We occasionally receive requests for a "manual approval job" that will stop a pipeline and force it to wait for someone with signing authority to approve the deployment before continuing; this is in fact how this issue began. This kind of approach works, but is limited in that it slows down teams and is incompatible with a CD way of working. Here at GitLab we want to support the spirit of the requirement, but in a way that empowers teams to deliver in a compliant way without a manual pause.
Instead of implementing a manual approval job, we will add a new kind of syntax for a job that will require the MR introducing the change to have been approved, and wait if that has not yet been completed. This has a few benefits:
- The approvals are built into the existing change process through MRs
- This does not add a new kind of additional approval within GitLab
- Pre-approvals can be collected, avoiding adding delays
- There is no manual stopping point needed
This would be implemented for a job via the
when: keyword, by adding an
approved value; typically this would be paired with the
master pipeline jobs that actually do the deployment. When set, the job will wait for the approval on the MR before continuing. If the MR is already approved (which could optionally be enforced with the existing optional requirement for # of MR approvals), it considers itself to have already collected the required approvals and continues on.
By implementing things in this way we can also take advantage of great security features like requiring passwords for approval, and any other improvements that come for MR approvals.
Issues with Proposal
Counting in approvals from associated merge requests seems nice, however, there are some edge cases we have to take into account.
- If the associated source branch was deleted, we cannot track the MR number (MR# is written in commit message be default, however, users can edit the message and delete it).
- All commits on master doesn't mean to be created via merge requests. There are the other cases such as manual-merge, auto-merge via API, pull mirror and more.

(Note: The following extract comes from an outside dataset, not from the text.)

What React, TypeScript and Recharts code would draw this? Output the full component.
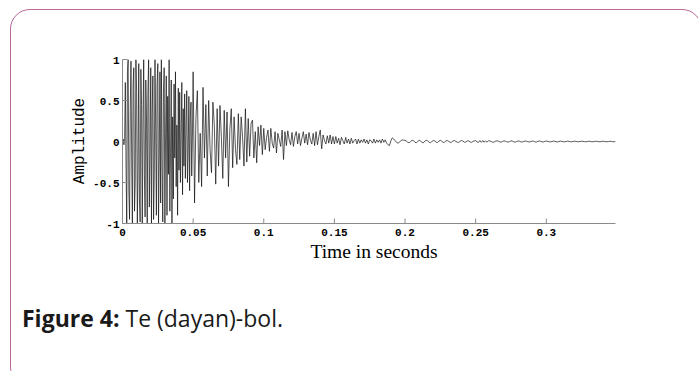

- git-tags are not associated with merge requests. How does this feature behave if pipeline runs on tag i.e.
This means we cannot redirect users to MR pages 100% and we may need an independent UI for this approval system. We can't proceed with this issue until we determine the appropriate path forward here.

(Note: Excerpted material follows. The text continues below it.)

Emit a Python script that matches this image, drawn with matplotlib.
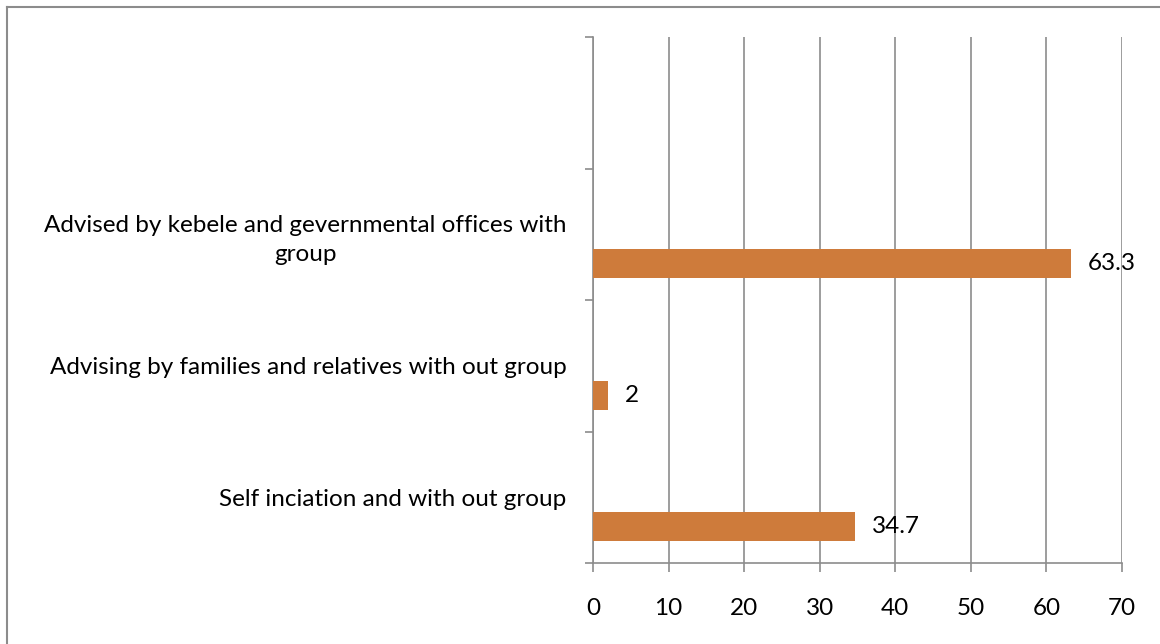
import matplotlib.pyplot as plt
from matplotlib.lines import Line2D

# survey answers, listed from bottom to top
categories = ["Self inciation and with out group",
              "Advising by families and relatives with out group",
              "Advised by kebele and gevernmental offices with\ngroup",
              ""]
percent = [34.7, 2, 63.3, None]
value_labels = ["34.7", "2", "63.3", ""]

bar_col = "#CE7B3B"
grid_col = "#8C8C8C"
fs = 17.5

plt.rcParams['font.family'] = ['Lato', 'DejaVu Sans']

fig = plt.figure(figsize=(11.6, 6.44), dpi=100)
ax = fig.add_axes([593 / 1160, 1 - 563 / 644, (1122 - 593) / 1160, (563 - 37) / 644])

pos = list(range(len(categories)))
for i, v in enumerate(percent):
    if v is None:
        continue
    ax.barh(i - 0.225, v, height=0.22, color=bar_col, zorder=3)
    ax.text(v + 2.2, i - 0.225, value_labels[i], va='center', ha='left',
            fontsize=fs, zorder=4)

ax.set_xlim(0, 70)
ax.set_ylim(-0.5, len(categories) - 0.5)
ax.set_xticks(range(0, 71, 10))
ax.set_yticks(pos)
ax.set_yticklabels(categories, fontsize=fs, multialignment='center', linespacing=1.45)
ax.set_yticks([p - 0.5 for p in range(len(categories) + 1)], minor=True)

ax.tick_params(axis='y', which='major', length=0, pad=19)
ax.tick_params(axis='y', which='minor', length=6, width=1.2, color=grid_col, direction='out')
ax.tick_params(axis='x', length=6.5, width=1.2, color=grid_col, pad=19, labelsize=fs)

ax.grid(axis='x', color=grid_col, lw=1.2, zorder=0)
for s in ['top', 'right']:
    ax.spines[s].set_visible(False)
for s in ['left', 'bottom']:
    ax.spines[s].set_color(grid_col)
    ax.spines[s].set_linewidth(1.2)

# outer chart border (top and left edges)
fig.add_artist(Line2D([7 / 1160, 1], [1 - 7 / 644, 1 - 7 / 644], color=grid_col, lw=1.5))
fig.add_artist(Line2D([7 / 1160, 7 / 1160], [0, 1 - 7 / 644], color=grid_col, lw=1.5))

fig.savefig("out.png", dpi=100)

- From a UX perspective we should make the approver(s) that is being inherited from the MR more clear when viewing a pipeline (dashboard view maybe, but definitely pipeline views). I.e., if you're looking at a pipeline, the answer to the question "who approved this" needs to be obvious.
- We need to make it clear, if a pipeline/job is waiting on the MR to be approved, what's happening.

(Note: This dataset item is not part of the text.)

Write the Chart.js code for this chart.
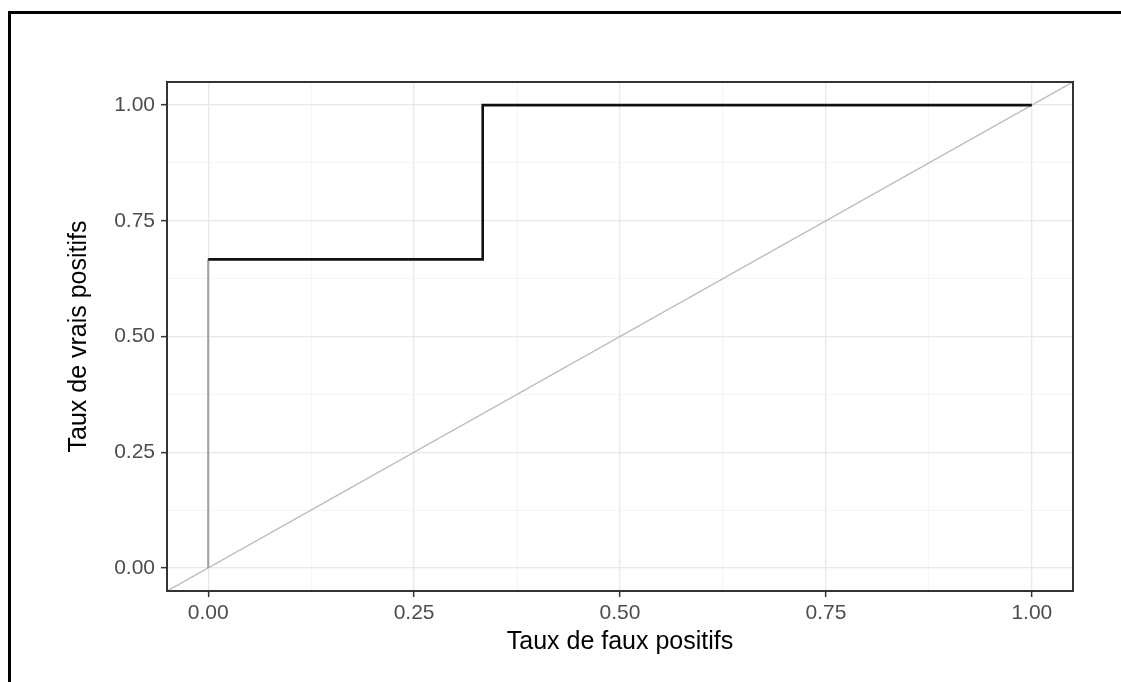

- We need to also make it clear that this feature works best when required approvers is set to >0 for a project. By collecting pre-approvals, any possibility of a pipeline waiting is obviated.
Blocking manual approvals completely
One approach here would be to completely disallow collecting approvals after a pipeline is running (i.e., require that required approvers > 0 for this feature to be enabled.) We considered this, but there are real workflows in certain cases where the approval needs to be collected later. This is particularly true for organizations transitioning from a more centralized change process to CD. We want to support them in this transition, rather than block them out of the feature, so we have chosen to implement things in this way. The nice benefit is that they have a clear step to move to CD when they are ready - start enfrocing required approvers > 0 at merge time, and they've achieved a more agile change process. Super easy and a clear path forward for these teams.
Future iterations could narrow the group of allowed approvers to some specific role(s) or user(s), by improving the general MR approvers feature to support different constraints. A nice benefit of building things in this way is that improvements to this kind of approver can benefit MR approvers as well.
A different approach would be to enable a value in the
.gitlab-ci.yml to constrain the approver list, and not move forward without a match.